Christopher Stevens, Daily Mail
“Like the first series, the humour paves the way for some emotional heft, but even the darker elements come accompanied by a running joke about somebody wearing a really bad hat. Colin From Accounts may be named after a dog, but it is primarily concerned with the inescapable awkwardness of human interaction. Success may change some people but – one admirably restrained celebrity cameo aside – this show still feels like the gem it did the first time around.”
Rachel Sigee, The i
Slow Horses, Apple TV+
“Look past the deceptively expensive shabby chic and the faultless direction, and Slow Horses is, often, sticking closely to genre tropes. But it never lets itself go stale, and the new episodes benefit from new blood in what is already a luxuriously fine cast.”
Jack Seale, The Guardian
“The two opening episodes are wonderful and not far short of perfect, dovetailing the icy froideur of Diana Taverner (Kristin Scott Thomas) over at the slick Park with the shambolic shithole of Slough House now being tidied up by the newcomer Moira (Joanna Scanlan packing a terrifically bad perm and a nosegay round her neck to fend off the smell of Lamb). As ever, though, it is Oldman you want to watch the most, contaminating the screen beautifully and weaponising how greasily disgusting he looks.”
Carol Midgley, The Times
“We’re into series four now and there is no drop in quality. If anything, each series improves slightly on the last. Watching it is pure pleasure. There isn’t a wasted scene or a duff piece of dialogue. Every performance is perfectly calibrated, with Kristin Scott Thomas’s crisp MI5 deputy and Jack Lowden’s dynamic agent as counterbalance to the slovenly Lamb.”

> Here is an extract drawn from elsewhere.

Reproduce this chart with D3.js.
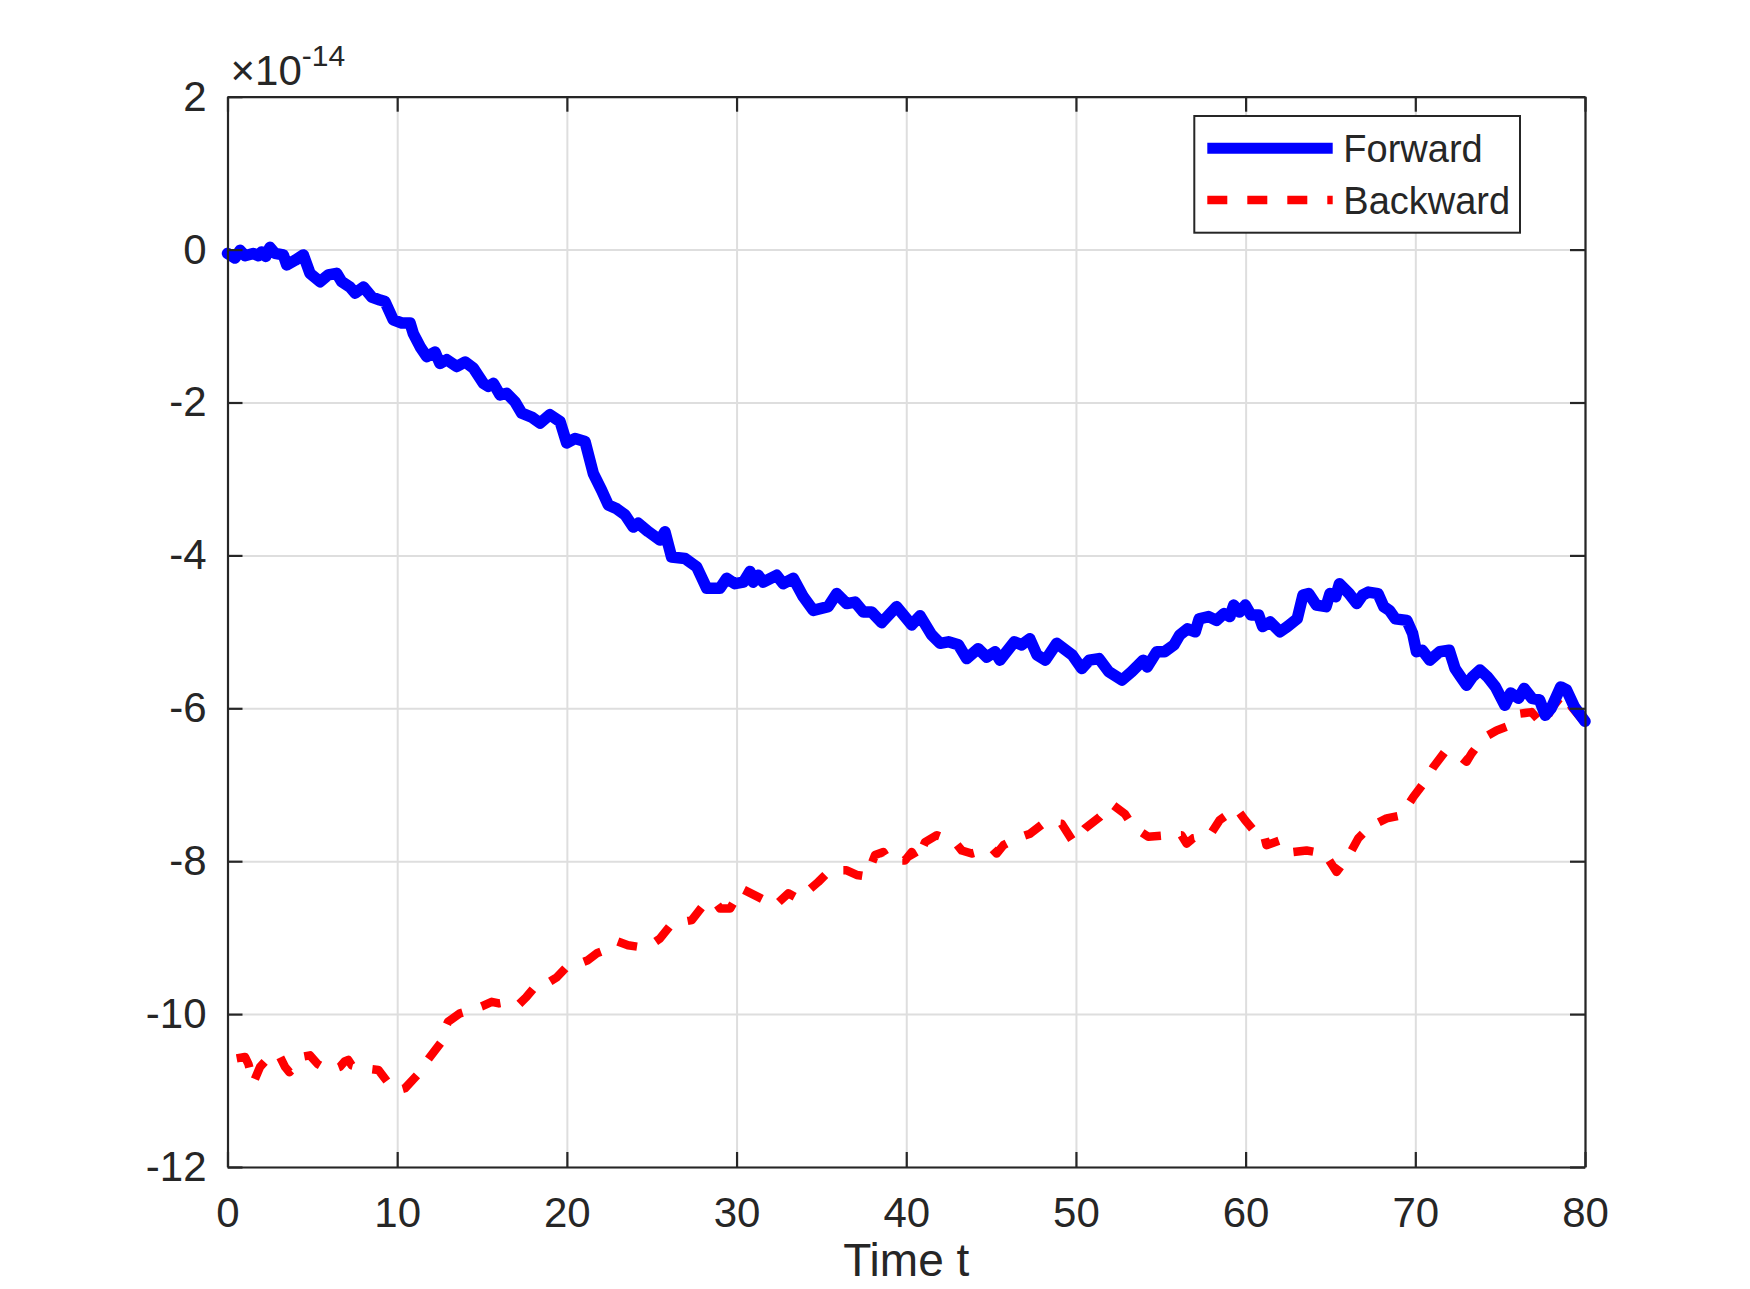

Anita Singh, The Telegraph
“Each series of Slow Horses gamely delivers on twisty plotting and thrilling set pieces. There are proper jokes (as to be expected from creator and Veep alum Will Smith) and not a weak link in the cast, which this time adds Joanna Scanlan and Hugo Weaving. But the real genius of Slow Horses is its characters: loveable and occasionally loathable losers that, four series in, are proving themselves to be more than just misfits. As a witty, gritty spy caper, Slow Horses is up there with the very best of TV drama.”
Rachel Sigee, The i
“On the face of it, there is little revolutionary about Slow Horses. And yet, over the course of four hastily assembled seasons, it has become something truly distinctive. The temptation to celebrate the show for Oldman’s central performance – as corpulent and corrupt as ever – belies its evolution into one of the most consistent, and consistently enjoyable, shows on TV.”